Traditional measures of risks didn’t help out investors in the last industrial slump, said Barclays analysts. Those measures may have emphasized an apparently low-risk General Electric, whose shares slumped from $40 to $6, and mislabeled Rockwell as too risky, before its stock went from $20 to $110.
Results show few surprises at the extremes, with large well-capitalized companies like 3M Co (NYSE:MMM) with low risk levels, and highly leveraged small cap companies exhibiting the most risk. But the results also show that companies like Rockwell and ADT Corp (NYSE:ADT) have actual risk profiles which diverge from perceived risks. General Electric is less risky than many have thought.
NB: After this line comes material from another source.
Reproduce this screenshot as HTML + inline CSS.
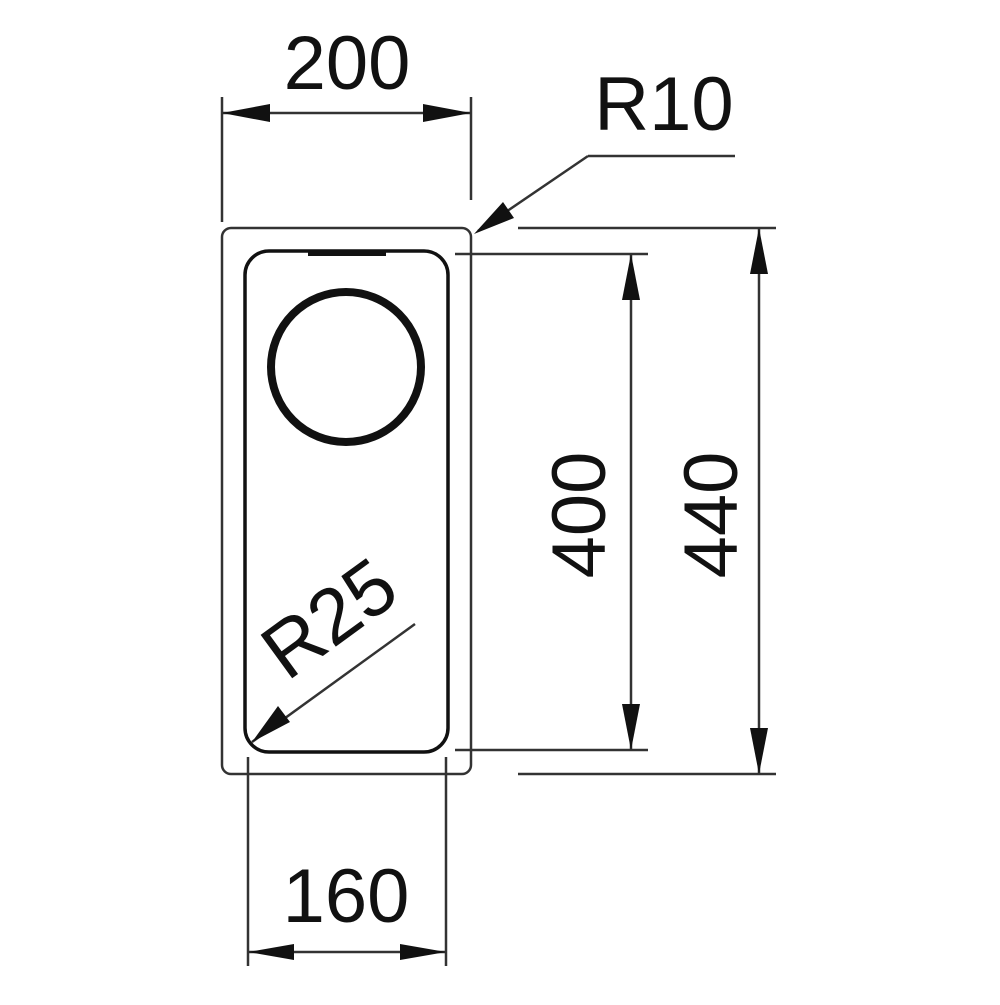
<!DOCTYPE html>
<html><head><style>html,body{margin:0;padding:0;background:#fff}</style></head>
<body>
<svg width="1000" height="1000" viewBox="0 0 1000 1000" xmlns="http://www.w3.org/2000/svg">
<g fill="none" stroke="#333" stroke-width="2.5">
  <rect x="222" y="228" width="249" height="546" rx="9"/>
  <rect x="245" y="251" width="203" height="501" rx="24" stroke="#111" stroke-width="3.5"/>
  <line x1="308" y1="254" x2="386" y2="254" stroke="#111" stroke-width="4"/>
  <circle cx="346" cy="367" r="75" stroke="#111" stroke-width="8"/>
  <!-- 200 -->
  <line x1="222" y1="97" x2="222" y2="222"/>
  <line x1="471" y1="97" x2="471" y2="200"/>
  <line x1="222" y1="113" x2="471" y2="113"/>
  <!-- R10 -->
  <line x1="588" y1="156" x2="735" y2="156"/>
  <line x1="588" y1="156" x2="478" y2="231"/>
  <!-- 400 / 440 ext -->
  <line x1="455" y1="254" x2="648" y2="254"/>
  <line x1="455" y1="750" x2="648" y2="750"/>
  <line x1="518" y1="228" x2="776" y2="228"/>
  <line x1="518" y1="774" x2="776" y2="774"/>
  <line x1="631" y1="254" x2="631" y2="750"/>
  <line x1="759" y1="228" x2="759" y2="774"/>
  <!-- 160 -->
  <line x1="248" y1="757" x2="248" y2="966"/>
  <line x1="446" y1="757" x2="446" y2="966"/>
  <line x1="248" y1="952" x2="446" y2="952"/>
  <!-- R25 -->
  <line x1="415" y1="624" x2="252" y2="742"/>
</g>
<g fill="#111">
  <polygon points="222,113 270,104 270,122"/>
  <polygon points="471,113 423,104 423,122"/>
  <polygon points="248,952 294,944 294,960"/>
  <polygon points="446,952 400,944 400,960"/>
  <polygon points="631,254 622,300 640,300"/>
  <polygon points="631,750 622,704 640,704"/>
  <polygon points="759,228 750,274 768,274"/>
  <polygon points="759,774 750,728 768,728"/>
  <polygon points="474,234 503,202 514,218"/>
  <polygon points="252,742 278,706 290,722"/>
</g>
<g font-family="Liberation Sans, sans-serif" font-size="76" fill="#111">
  <text x="347" y="89" text-anchor="middle">200</text>
  <text x="664" y="130" text-anchor="middle">R10</text>
  <text x="346" y="922" text-anchor="middle">160</text>
  <text transform="translate(605,515) rotate(-90)" text-anchor="middle">400</text>
  <text transform="translate(737,515) rotate(-90)" text-anchor="middle">440</text>
  <text transform="translate(287,682) rotate(-36)" font-size="78">R25</text>
</g>
</svg>
</body></html>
As for the key driver of industrial stocks, the analysts wrote: “We could make a strong argument that the single biggest driver of relative stock performance within industrials is cash reinvestment/capital allocation and therefore the most important part of the CEO/CFO job.”
About 90 percent of the companies their sector still fail in this respect, though, they continue. Cash reinvestment here refers to higher dividends, share buybacks, and how much cash is used for mergers and acquisitions.
The global industrial sector is seeing a very slow and gradual recovery, on the back of an improving global economy, which should accelerate in 2014 and 2015. This has been buoyed by U.S. economic and equity strength, though commercial real estate markets, the mining sector and agricultural equipment makers show some weakness. The European industrial market seems sluggish and uncertain.